AIM OF THE TASK: Copy out every line exactly as given.

-------- RECORDED DATA --------

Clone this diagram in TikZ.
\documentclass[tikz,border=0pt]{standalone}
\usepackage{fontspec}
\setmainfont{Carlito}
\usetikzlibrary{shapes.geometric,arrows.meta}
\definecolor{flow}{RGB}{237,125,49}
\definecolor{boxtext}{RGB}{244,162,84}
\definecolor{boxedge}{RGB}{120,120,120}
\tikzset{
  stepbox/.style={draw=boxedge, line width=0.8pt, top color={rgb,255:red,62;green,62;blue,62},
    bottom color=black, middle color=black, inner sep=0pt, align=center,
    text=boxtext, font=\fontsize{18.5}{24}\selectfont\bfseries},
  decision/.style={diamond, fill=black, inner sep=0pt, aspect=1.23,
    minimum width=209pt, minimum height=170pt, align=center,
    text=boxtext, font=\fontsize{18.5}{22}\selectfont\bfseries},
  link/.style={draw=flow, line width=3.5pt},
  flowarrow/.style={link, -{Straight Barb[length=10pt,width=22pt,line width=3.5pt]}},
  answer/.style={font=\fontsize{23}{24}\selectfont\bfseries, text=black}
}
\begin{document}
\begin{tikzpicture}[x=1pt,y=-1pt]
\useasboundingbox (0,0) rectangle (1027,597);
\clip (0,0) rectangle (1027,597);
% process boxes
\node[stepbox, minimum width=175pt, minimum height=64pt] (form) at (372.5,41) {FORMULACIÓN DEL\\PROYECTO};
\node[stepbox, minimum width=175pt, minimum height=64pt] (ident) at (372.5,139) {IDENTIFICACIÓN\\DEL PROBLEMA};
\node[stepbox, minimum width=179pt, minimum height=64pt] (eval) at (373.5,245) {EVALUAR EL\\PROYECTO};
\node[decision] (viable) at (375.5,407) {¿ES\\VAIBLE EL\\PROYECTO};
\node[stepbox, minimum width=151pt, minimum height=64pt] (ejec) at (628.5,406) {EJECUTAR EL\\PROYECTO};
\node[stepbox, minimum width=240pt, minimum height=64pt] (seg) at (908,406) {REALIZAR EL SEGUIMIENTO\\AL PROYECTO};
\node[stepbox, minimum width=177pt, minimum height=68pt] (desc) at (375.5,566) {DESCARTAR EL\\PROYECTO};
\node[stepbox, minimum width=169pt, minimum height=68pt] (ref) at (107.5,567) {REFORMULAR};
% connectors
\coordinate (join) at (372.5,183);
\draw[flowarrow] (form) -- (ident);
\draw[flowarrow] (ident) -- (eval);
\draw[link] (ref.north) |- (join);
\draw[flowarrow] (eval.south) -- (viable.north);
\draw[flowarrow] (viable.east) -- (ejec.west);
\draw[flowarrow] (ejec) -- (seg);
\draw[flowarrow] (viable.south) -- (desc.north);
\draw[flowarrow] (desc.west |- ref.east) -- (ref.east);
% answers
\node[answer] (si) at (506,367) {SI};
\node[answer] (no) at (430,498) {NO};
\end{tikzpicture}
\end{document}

--------

THE ANSWER:
Clone this diagram in TikZ.
\documentclass[tikz,border=0pt]{standalone}
\usepackage{fontspec}
\setmainfont{Carlito}
\usetikzlibrary{shapes.geometric,arrows.meta}
\definecolor{flow}{RGB}{237,125,49}
\definecolor{boxtext}{RGB}{244,162,84}
\definecolor{boxedge}{RGB}{120,120,120}
\tikzset{
  stepbox/.style={draw=boxedge, line width=0.8pt, top color={rgb,255:red,62;green,62;blue,62},
    bottom color=black, middle color=black, inner sep=0pt, align=center,
    text=boxtext, font=\fontsize{18.5}{24}\selectfont\bfseries},
  decision/.style={diamond, fill=black, inner sep=0pt, aspect=1.23,
    minimum width=209pt, minimum height=170pt, align=center,
    text=boxtext, font=\fontsize{18.5}{22}\selectfont\bfseries},
  link/.style={draw=flow, line width=3.5pt},
  flowarrow/.style={link, -{Straight Barb[length=10pt,width=22pt,line width=3.5pt]}},
  answer/.style={font=\fontsize{23}{24}\selectfont\bfseries, text=black}
}
\begin{document}
\begin{tikzpicture}[x=1pt,y=-1pt]
\useasboundingbox (0,0) rectangle (1027,597);
\clip (0,0) rectangle (1027,597);
% process boxes
\node[stepbox, minimum width=175pt, minimum height=64pt] (form) at (372.5,41) {FORMULACIÓN DEL\\PROYECTO};
\node[stepbox, minimum width=175pt, minimum height=64pt] (ident) at (372.5,139) {IDENTIFICACIÓN\\DEL PROBLEMA};
\node[stepbox, minimum width=179pt, minimum height=64pt] (eval) at (373.5,245) {EVALUAR EL\\PROYECTO};
\node[decision] (viable) at (375.5,407) {¿ES\\VAIBLE EL\\PROYECTO};
\node[stepbox, minimum width=151pt, minimum height=64pt] (ejec) at (628.5,406) {EJECUTAR EL\\PROYECTO};
\node[stepbox, minimum width=240pt, minimum height=64pt] (seg) at (908,406) {REALIZAR EL SEGUIMIENTO\\AL PROYECTO};
\node[stepbox, minimum width=177pt, minimum height=68pt] (desc) at (375.5,566) {DESCARTAR EL\\PROYECTO};
\node[stepbox, minimum width=169pt, minimum height=68pt] (ref) at (107.5,567) {REFORMULAR};
% connectors
\coordinate (join) at (372.5,183);
\draw[flowarrow] (form) -- (ident);
\draw[flowarrow] (ident) -- (eval);
\draw[link] (ref.north) |- (join);
\draw[flowarrow] (eval.south) -- (viable.north);
\draw[flowarrow] (viable.east) -- (ejec.west);
\draw[flowarrow] (ejec) -- (seg);
\draw[flowarrow] (viable.south) -- (desc.north);
\draw[flowarrow] (desc.west |- ref.east) -- (ref.east);
% answers
\node[answer] (si) at (506,367) {SI};
\node[answer] (no) at (430,498) {NO};
\end{tikzpicture}
\end{document}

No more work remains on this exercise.